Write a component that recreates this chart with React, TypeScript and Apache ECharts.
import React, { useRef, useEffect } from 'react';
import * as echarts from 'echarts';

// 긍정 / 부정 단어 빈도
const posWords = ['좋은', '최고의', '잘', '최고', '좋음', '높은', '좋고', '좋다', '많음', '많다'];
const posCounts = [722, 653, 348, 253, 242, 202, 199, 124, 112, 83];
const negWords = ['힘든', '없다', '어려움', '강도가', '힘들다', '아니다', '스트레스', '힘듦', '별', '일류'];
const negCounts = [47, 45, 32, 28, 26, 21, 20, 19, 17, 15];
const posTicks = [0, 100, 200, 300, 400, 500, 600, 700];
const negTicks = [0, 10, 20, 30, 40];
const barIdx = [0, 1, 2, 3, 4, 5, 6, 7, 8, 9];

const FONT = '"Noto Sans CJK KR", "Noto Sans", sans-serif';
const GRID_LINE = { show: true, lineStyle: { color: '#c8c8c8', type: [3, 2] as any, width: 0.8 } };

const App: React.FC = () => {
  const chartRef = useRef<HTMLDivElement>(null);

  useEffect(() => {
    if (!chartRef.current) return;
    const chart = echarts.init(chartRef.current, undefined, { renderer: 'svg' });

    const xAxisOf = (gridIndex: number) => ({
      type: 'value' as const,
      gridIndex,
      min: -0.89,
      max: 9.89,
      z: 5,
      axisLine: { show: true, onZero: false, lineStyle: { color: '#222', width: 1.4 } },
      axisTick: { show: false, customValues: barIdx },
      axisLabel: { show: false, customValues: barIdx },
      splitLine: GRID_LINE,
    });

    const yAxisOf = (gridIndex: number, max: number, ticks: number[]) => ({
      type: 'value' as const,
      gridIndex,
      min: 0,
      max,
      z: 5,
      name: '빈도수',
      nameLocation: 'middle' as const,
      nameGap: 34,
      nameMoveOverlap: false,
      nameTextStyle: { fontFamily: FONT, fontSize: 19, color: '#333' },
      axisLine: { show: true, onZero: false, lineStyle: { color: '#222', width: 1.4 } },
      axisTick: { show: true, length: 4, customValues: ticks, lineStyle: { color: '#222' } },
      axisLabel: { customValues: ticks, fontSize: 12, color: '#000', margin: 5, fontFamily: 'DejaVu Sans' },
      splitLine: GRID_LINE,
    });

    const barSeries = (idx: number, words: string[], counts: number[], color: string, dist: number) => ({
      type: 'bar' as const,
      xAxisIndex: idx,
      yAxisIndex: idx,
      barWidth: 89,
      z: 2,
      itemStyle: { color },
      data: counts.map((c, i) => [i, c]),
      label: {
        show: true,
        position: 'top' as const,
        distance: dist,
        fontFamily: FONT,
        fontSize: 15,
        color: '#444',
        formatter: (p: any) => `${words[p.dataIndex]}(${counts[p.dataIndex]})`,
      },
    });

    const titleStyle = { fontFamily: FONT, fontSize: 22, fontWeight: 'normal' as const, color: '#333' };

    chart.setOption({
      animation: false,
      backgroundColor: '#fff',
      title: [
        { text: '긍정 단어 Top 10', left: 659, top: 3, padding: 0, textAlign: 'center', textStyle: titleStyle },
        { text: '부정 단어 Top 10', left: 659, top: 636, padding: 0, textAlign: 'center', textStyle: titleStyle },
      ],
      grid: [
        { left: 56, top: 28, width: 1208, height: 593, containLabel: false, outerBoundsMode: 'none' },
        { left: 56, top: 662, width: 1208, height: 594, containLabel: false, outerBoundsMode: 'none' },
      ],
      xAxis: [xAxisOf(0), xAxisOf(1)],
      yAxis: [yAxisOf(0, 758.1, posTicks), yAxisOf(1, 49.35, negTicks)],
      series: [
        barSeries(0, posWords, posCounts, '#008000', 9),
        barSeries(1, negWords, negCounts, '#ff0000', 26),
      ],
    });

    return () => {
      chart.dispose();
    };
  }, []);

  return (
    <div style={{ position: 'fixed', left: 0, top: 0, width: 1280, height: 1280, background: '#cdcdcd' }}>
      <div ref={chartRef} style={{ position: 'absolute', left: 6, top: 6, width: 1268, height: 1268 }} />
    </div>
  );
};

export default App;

:::

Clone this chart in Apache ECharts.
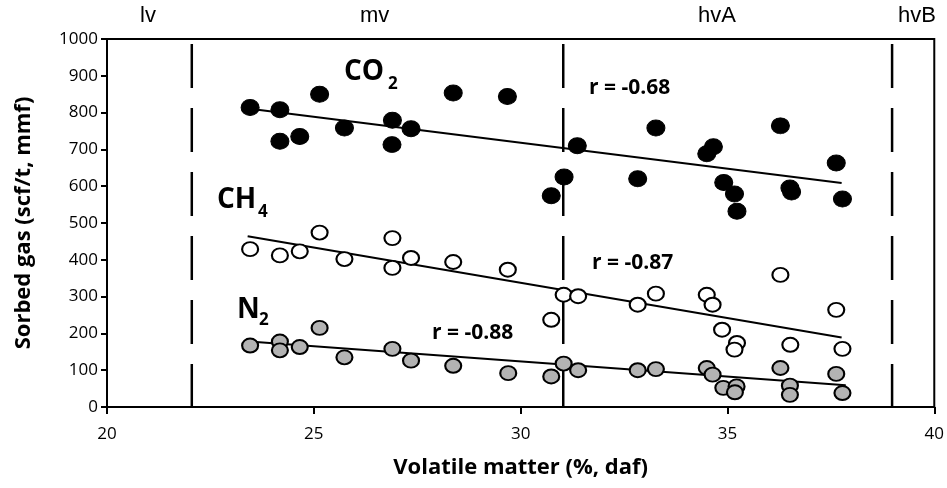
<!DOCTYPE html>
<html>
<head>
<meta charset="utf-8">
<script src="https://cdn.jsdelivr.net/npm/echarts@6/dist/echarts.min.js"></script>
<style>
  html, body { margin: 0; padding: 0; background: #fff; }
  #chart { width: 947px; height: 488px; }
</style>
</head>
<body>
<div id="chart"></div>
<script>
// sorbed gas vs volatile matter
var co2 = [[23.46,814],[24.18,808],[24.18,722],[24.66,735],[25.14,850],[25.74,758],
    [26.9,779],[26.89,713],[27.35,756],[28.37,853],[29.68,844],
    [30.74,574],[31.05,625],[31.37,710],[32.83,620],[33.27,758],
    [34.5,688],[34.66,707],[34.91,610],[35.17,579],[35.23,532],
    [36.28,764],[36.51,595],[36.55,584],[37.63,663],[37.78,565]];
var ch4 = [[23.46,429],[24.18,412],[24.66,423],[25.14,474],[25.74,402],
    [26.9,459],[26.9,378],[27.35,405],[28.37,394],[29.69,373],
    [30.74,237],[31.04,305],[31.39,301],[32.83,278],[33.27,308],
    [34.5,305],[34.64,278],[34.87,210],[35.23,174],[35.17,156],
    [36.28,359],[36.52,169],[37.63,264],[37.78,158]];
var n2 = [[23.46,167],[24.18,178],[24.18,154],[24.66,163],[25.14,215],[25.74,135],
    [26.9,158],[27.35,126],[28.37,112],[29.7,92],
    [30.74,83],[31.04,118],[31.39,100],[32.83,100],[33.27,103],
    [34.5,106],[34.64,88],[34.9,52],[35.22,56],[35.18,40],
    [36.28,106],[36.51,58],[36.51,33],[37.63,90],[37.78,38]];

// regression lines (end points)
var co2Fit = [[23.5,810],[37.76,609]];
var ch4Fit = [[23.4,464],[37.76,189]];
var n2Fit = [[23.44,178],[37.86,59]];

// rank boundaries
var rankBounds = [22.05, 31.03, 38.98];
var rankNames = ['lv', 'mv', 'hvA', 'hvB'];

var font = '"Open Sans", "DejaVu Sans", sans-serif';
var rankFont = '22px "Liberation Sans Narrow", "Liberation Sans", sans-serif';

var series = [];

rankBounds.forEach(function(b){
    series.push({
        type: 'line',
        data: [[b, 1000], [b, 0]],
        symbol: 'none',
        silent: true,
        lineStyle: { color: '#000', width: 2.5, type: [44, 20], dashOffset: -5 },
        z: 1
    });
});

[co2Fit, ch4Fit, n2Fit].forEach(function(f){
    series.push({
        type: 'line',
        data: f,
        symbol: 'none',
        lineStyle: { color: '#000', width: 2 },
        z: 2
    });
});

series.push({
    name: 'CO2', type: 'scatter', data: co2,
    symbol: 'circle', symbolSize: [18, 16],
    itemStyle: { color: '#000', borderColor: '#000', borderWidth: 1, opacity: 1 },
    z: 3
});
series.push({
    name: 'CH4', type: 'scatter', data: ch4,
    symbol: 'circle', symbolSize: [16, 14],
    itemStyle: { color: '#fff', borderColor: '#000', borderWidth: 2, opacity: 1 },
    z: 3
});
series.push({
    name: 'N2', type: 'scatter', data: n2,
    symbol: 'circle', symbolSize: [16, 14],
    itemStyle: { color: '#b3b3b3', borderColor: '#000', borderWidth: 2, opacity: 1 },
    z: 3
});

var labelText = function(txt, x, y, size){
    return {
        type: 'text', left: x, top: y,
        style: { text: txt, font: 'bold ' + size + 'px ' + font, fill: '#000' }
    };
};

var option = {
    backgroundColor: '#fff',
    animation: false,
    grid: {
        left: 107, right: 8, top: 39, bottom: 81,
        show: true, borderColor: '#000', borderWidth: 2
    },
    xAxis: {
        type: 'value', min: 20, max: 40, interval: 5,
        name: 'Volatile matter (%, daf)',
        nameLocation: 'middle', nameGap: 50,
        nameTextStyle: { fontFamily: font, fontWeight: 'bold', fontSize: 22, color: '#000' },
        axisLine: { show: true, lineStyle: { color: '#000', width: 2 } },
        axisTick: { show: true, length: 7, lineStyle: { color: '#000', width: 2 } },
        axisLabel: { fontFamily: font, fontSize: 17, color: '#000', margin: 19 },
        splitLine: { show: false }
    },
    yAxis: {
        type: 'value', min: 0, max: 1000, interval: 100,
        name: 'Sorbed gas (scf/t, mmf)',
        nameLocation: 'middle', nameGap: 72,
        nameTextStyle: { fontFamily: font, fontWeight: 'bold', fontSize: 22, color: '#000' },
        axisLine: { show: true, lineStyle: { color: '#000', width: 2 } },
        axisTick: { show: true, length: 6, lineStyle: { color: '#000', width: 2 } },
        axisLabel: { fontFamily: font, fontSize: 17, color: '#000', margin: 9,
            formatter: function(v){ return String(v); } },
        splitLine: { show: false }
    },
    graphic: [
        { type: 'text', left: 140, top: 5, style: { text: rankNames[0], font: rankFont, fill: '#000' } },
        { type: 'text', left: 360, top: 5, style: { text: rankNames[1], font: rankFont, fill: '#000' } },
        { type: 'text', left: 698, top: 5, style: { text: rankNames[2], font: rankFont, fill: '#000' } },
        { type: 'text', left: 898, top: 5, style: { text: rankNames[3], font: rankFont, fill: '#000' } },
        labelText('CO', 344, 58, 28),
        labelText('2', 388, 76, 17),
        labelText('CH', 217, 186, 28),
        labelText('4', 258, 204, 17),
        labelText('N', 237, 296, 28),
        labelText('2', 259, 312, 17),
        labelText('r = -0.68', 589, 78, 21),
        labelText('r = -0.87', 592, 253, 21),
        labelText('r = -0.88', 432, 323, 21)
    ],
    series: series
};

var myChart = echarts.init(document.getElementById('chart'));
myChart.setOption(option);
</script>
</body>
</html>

:::

Written exercise> Retype verbatim the lines that run from the line containing "Write a component" to the line containing "import * as echarts from 'echarts';", both inclusive, and no others.

Correct result>
Write a component that recreates this chart with React, TypeScript and Apache ECharts.
import React, { useRef, useEffect } from 'react';
import * as echarts from 'echarts';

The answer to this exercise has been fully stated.